Without including any images, repeat the data exactly.

--- Start of Source material ---

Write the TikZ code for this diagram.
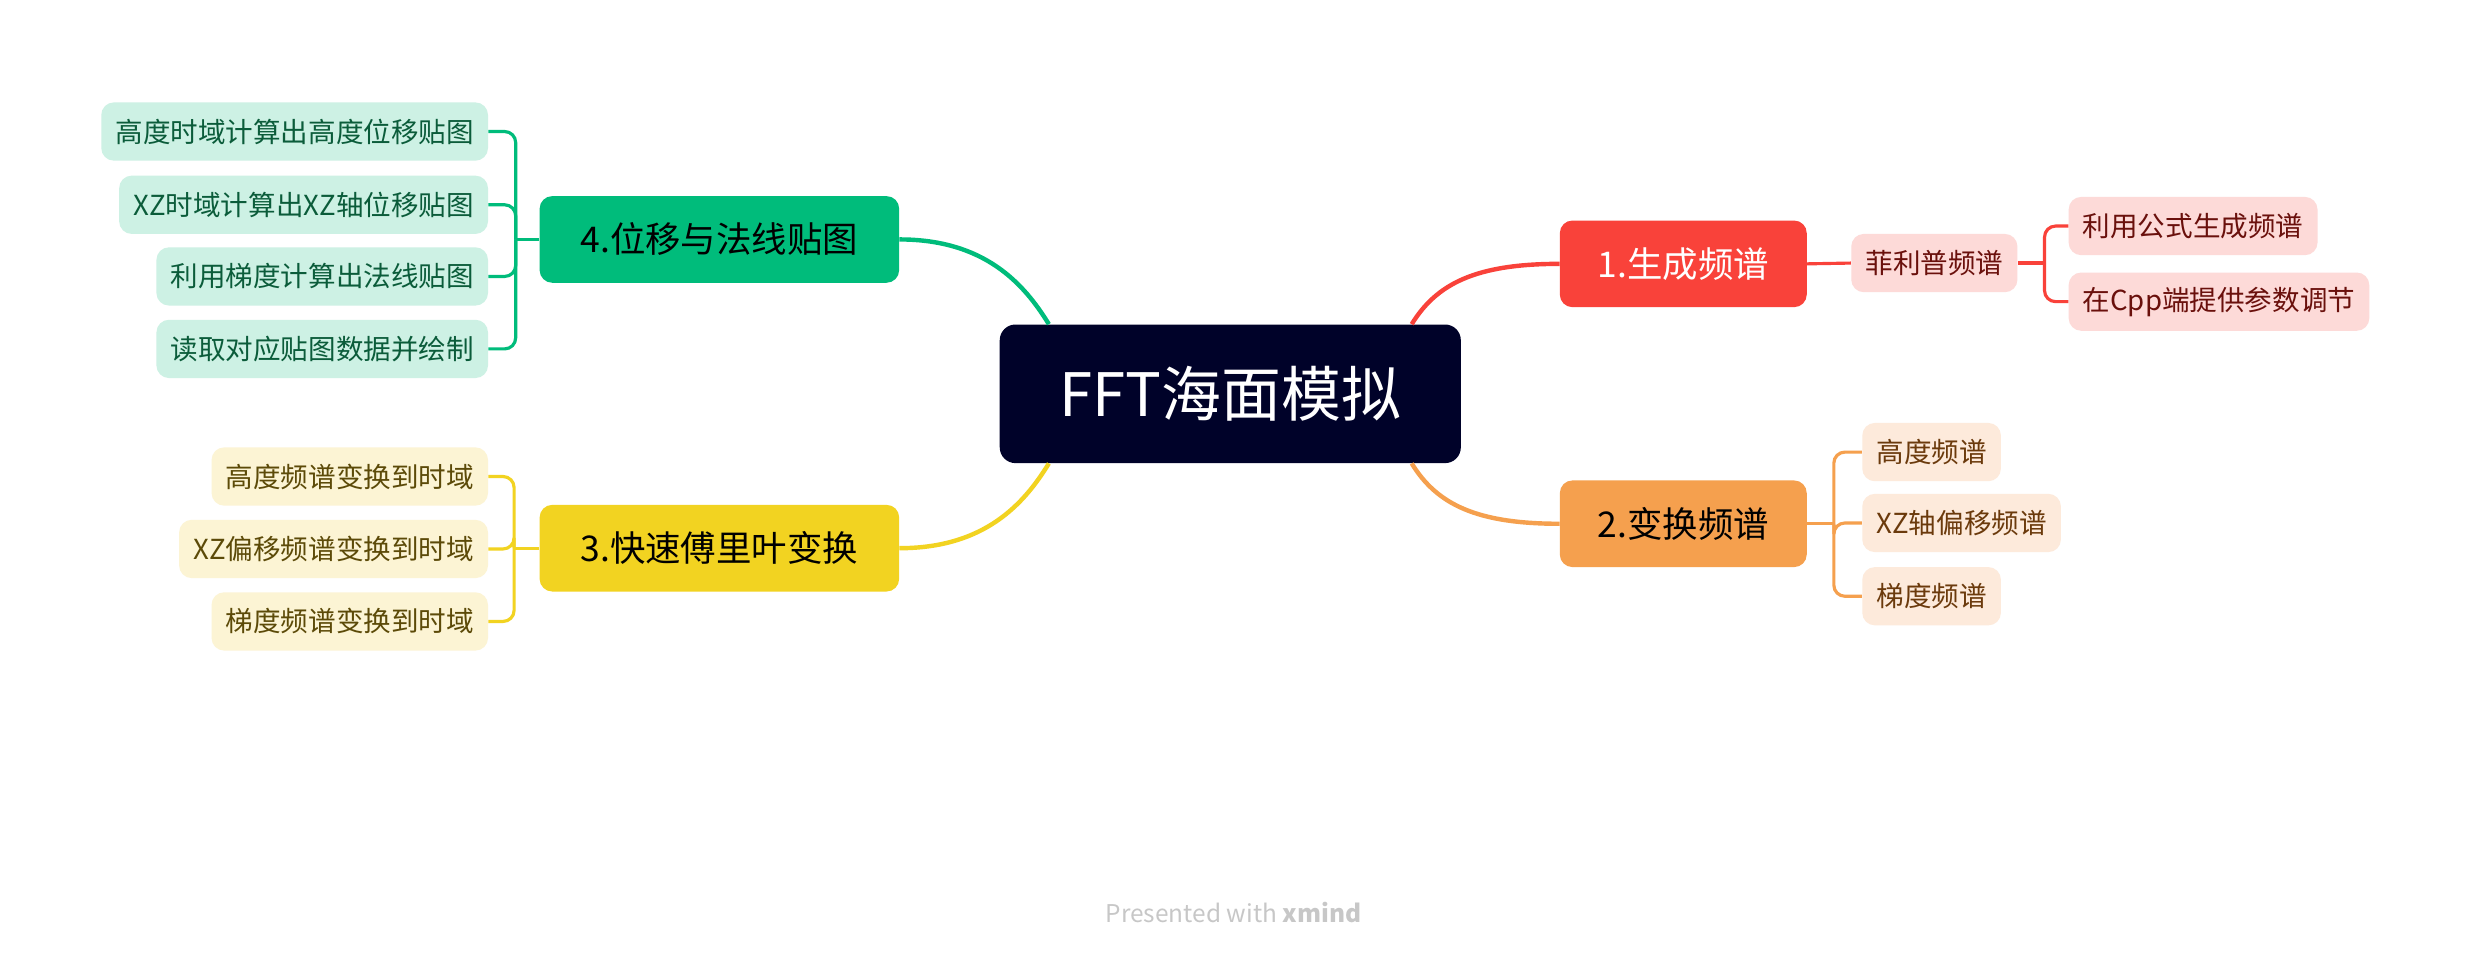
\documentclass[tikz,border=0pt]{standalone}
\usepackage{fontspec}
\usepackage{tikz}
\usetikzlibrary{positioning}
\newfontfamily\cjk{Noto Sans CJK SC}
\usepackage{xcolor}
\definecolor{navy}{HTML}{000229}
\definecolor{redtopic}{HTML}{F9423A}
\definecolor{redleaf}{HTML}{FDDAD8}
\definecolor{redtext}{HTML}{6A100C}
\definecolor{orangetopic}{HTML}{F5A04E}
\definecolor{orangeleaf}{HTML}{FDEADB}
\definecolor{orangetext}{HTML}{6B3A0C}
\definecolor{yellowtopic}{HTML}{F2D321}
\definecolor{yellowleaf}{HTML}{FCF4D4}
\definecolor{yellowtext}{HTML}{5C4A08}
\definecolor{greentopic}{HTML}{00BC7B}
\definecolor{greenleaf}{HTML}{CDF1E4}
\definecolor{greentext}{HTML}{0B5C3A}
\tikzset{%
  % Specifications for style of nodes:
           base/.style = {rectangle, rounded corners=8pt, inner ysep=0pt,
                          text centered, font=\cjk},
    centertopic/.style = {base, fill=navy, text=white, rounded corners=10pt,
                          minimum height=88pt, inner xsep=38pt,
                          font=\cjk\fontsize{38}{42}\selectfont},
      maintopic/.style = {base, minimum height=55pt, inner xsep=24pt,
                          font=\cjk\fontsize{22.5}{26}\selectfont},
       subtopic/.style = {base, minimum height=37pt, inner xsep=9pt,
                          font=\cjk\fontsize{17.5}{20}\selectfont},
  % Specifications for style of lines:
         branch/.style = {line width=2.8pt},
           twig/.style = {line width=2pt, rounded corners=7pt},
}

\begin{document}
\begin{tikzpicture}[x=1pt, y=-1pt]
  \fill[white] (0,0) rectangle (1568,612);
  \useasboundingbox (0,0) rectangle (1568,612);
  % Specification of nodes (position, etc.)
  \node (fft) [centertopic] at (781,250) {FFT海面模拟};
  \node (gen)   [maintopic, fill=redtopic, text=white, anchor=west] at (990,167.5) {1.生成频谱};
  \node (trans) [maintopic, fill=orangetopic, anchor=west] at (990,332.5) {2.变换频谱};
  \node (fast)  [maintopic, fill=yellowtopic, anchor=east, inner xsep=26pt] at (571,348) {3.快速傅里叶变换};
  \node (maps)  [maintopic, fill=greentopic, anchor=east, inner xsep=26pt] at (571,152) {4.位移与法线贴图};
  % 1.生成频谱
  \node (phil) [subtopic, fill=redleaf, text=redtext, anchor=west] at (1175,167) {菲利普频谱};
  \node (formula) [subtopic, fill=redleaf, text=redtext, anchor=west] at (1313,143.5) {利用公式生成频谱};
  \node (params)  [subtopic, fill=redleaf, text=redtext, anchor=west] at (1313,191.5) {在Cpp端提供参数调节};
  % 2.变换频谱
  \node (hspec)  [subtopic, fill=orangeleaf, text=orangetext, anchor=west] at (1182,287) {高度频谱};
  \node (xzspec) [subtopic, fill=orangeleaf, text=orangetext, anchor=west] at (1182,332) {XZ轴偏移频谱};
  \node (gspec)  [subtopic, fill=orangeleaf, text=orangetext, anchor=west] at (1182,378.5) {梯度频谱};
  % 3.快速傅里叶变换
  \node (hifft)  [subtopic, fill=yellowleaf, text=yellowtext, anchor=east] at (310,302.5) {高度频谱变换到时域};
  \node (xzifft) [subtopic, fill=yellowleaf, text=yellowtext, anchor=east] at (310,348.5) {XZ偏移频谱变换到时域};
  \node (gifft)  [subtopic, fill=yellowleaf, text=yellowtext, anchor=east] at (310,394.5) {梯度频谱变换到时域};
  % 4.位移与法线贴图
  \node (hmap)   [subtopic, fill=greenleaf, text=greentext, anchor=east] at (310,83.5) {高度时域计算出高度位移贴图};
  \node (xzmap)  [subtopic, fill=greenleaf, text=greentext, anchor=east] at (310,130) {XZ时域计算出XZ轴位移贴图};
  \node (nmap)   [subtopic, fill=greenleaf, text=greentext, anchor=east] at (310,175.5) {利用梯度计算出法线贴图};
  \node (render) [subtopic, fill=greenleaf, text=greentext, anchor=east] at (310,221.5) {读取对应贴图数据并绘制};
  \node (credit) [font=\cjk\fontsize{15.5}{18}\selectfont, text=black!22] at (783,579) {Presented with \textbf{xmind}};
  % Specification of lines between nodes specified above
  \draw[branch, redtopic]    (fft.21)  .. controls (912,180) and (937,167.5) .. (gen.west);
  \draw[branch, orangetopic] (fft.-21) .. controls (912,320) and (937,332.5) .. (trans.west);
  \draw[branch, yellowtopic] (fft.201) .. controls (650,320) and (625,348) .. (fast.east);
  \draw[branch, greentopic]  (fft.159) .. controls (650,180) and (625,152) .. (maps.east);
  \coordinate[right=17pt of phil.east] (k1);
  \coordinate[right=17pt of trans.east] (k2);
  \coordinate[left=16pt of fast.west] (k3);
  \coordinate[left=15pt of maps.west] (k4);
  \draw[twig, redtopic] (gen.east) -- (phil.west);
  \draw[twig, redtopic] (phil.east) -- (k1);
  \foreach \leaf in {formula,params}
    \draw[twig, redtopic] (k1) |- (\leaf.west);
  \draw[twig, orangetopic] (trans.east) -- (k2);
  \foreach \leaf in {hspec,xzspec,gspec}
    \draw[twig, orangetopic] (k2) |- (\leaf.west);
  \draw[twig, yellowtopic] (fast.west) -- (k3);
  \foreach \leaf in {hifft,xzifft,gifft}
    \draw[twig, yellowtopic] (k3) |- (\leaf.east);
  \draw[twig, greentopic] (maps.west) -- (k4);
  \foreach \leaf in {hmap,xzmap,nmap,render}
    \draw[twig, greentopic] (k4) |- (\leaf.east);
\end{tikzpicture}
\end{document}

--- End of Source material ---

Output:
Write the TikZ code for this diagram.
\documentclass[tikz,border=0pt]{standalone}
\usepackage{fontspec}
\usepackage{tikz}
\usetikzlibrary{positioning}
\newfontfamily\cjk{Noto Sans CJK SC}
\usepackage{xcolor}
\definecolor{navy}{HTML}{000229}
\definecolor{redtopic}{HTML}{F9423A}
\definecolor{redleaf}{HTML}{FDDAD8}
\definecolor{redtext}{HTML}{6A100C}
\definecolor{orangetopic}{HTML}{F5A04E}
\definecolor{orangeleaf}{HTML}{FDEADB}
\definecolor{orangetext}{HTML}{6B3A0C}
\definecolor{yellowtopic}{HTML}{F2D321}
\definecolor{yellowleaf}{HTML}{FCF4D4}
\definecolor{yellowtext}{HTML}{5C4A08}
\definecolor{greentopic}{HTML}{00BC7B}
\definecolor{greenleaf}{HTML}{CDF1E4}
\definecolor{greentext}{HTML}{0B5C3A}
\tikzset{%
  % Specifications for style of nodes:
           base/.style = {rectangle, rounded corners=8pt, inner ysep=0pt,
                          text centered, font=\cjk},
    centertopic/.style = {base, fill=navy, text=white, rounded corners=10pt,
                          minimum height=88pt, inner xsep=38pt,
                          font=\cjk\fontsize{38}{42}\selectfont},
      maintopic/.style = {base, minimum height=55pt, inner xsep=24pt,
                          font=\cjk\fontsize{22.5}{26}\selectfont},
       subtopic/.style = {base, minimum height=37pt, inner xsep=9pt,
                          font=\cjk\fontsize{17.5}{20}\selectfont},
  % Specifications for style of lines:
         branch/.style = {line width=2.8pt},
           twig/.style = {line width=2pt, rounded corners=7pt},
}

\begin{document}
\begin{tikzpicture}[x=1pt, y=-1pt]
  \fill[white] (0,0) rectangle (1568,612);
  \useasboundingbox (0,0) rectangle (1568,612);
  % Specification of nodes (position, etc.)
  \node (fft) [centertopic] at (781,250) {FFT海面模拟};
  \node (gen)   [maintopic, fill=redtopic, text=white, anchor=west] at (990,167.5) {1.生成频谱};
  \node (trans) [maintopic, fill=orangetopic, anchor=west] at (990,332.5) {2.变换频谱};
  \node (fast)  [maintopic, fill=yellowtopic, anchor=east, inner xsep=26pt] at (571,348) {3.快速傅里叶变换};
  \node (maps)  [maintopic, fill=greentopic, anchor=east, inner xsep=26pt] at (571,152) {4.位移与法线贴图};
  % 1.生成频谱
  \node (phil) [subtopic, fill=redleaf, text=redtext, anchor=west] at (1175,167) {菲利普频谱};
  \node (formula) [subtopic, fill=redleaf, text=redtext, anchor=west] at (1313,143.5) {利用公式生成频谱};
  \node (params)  [subtopic, fill=redleaf, text=redtext, anchor=west] at (1313,191.5) {在Cpp端提供参数调节};
  % 2.变换频谱
  \node (hspec)  [subtopic, fill=orangeleaf, text=orangetext, anchor=west] at (1182,287) {高度频谱};
  \node (xzspec) [subtopic, fill=orangeleaf, text=orangetext, anchor=west] at (1182,332) {XZ轴偏移频谱};
  \node (gspec)  [subtopic, fill=orangeleaf, text=orangetext, anchor=west] at (1182,378.5) {梯度频谱};
  % 3.快速傅里叶变换
  \node (hifft)  [subtopic, fill=yellowleaf, text=yellowtext, anchor=east] at (310,302.5) {高度频谱变换到时域};
  \node (xzifft) [subtopic, fill=yellowleaf, text=yellowtext, anchor=east] at (310,348.5) {XZ偏移频谱变换到时域};
  \node (gifft)  [subtopic, fill=yellowleaf, text=yellowtext, anchor=east] at (310,394.5) {梯度频谱变换到时域};
  % 4.位移与法线贴图
  \node (hmap)   [subtopic, fill=greenleaf, text=greentext, anchor=east] at (310,83.5) {高度时域计算出高度位移贴图};
  \node (xzmap)  [subtopic, fill=greenleaf, text=greentext, anchor=east] at (310,130) {XZ时域计算出XZ轴位移贴图};
  \node (nmap)   [subtopic, fill=greenleaf, text=greentext, anchor=east] at (310,175.5) {利用梯度计算出法线贴图};
  \node (render) [subtopic, fill=greenleaf, text=greentext, anchor=east] at (310,221.5) {读取对应贴图数据并绘制};
  \node (credit) [font=\cjk\fontsize{15.5}{18}\selectfont, text=black!22] at (783,579) {Presented with \textbf{xmind}};
  % Specification of lines between nodes specified above
  \draw[branch, redtopic]    (fft.21)  .. controls (912,180) and (937,167.5) .. (gen.west);
  \draw[branch, orangetopic] (fft.-21) .. controls (912,320) and (937,332.5) .. (trans.west);
  \draw[branch, yellowtopic] (fft.201) .. controls (650,320) and (625,348) .. (fast.east);
  \draw[branch, greentopic]  (fft.159) .. controls (650,180) and (625,152) .. (maps.east);
  \coordinate[right=17pt of phil.east] (k1);
  \coordinate[right=17pt of trans.east] (k2);
  \coordinate[left=16pt of fast.west] (k3);
  \coordinate[left=15pt of maps.west] (k4);
  \draw[twig, redtopic] (gen.east) -- (phil.west);
  \draw[twig, redtopic] (phil.east) -- (k1);
  \foreach \leaf in {formula,params}
    \draw[twig, redtopic] (k1) |- (\leaf.west);
  \draw[twig, orangetopic] (trans.east) -- (k2);
  \foreach \leaf in {hspec,xzspec,gspec}
    \draw[twig, orangetopic] (k2) |- (\leaf.west);
  \draw[twig, yellowtopic] (fast.west) -- (k3);
  \foreach \leaf in {hifft,xzifft,gifft}
    \draw[twig, yellowtopic] (k3) |- (\leaf.east);
  \draw[twig, greentopic] (maps.west) -- (k4);
  \foreach \leaf in {hmap,xzmap,nmap,render}
    \draw[twig, greentopic] (k4) |- (\leaf.east);
\end{tikzpicture}
\end{document}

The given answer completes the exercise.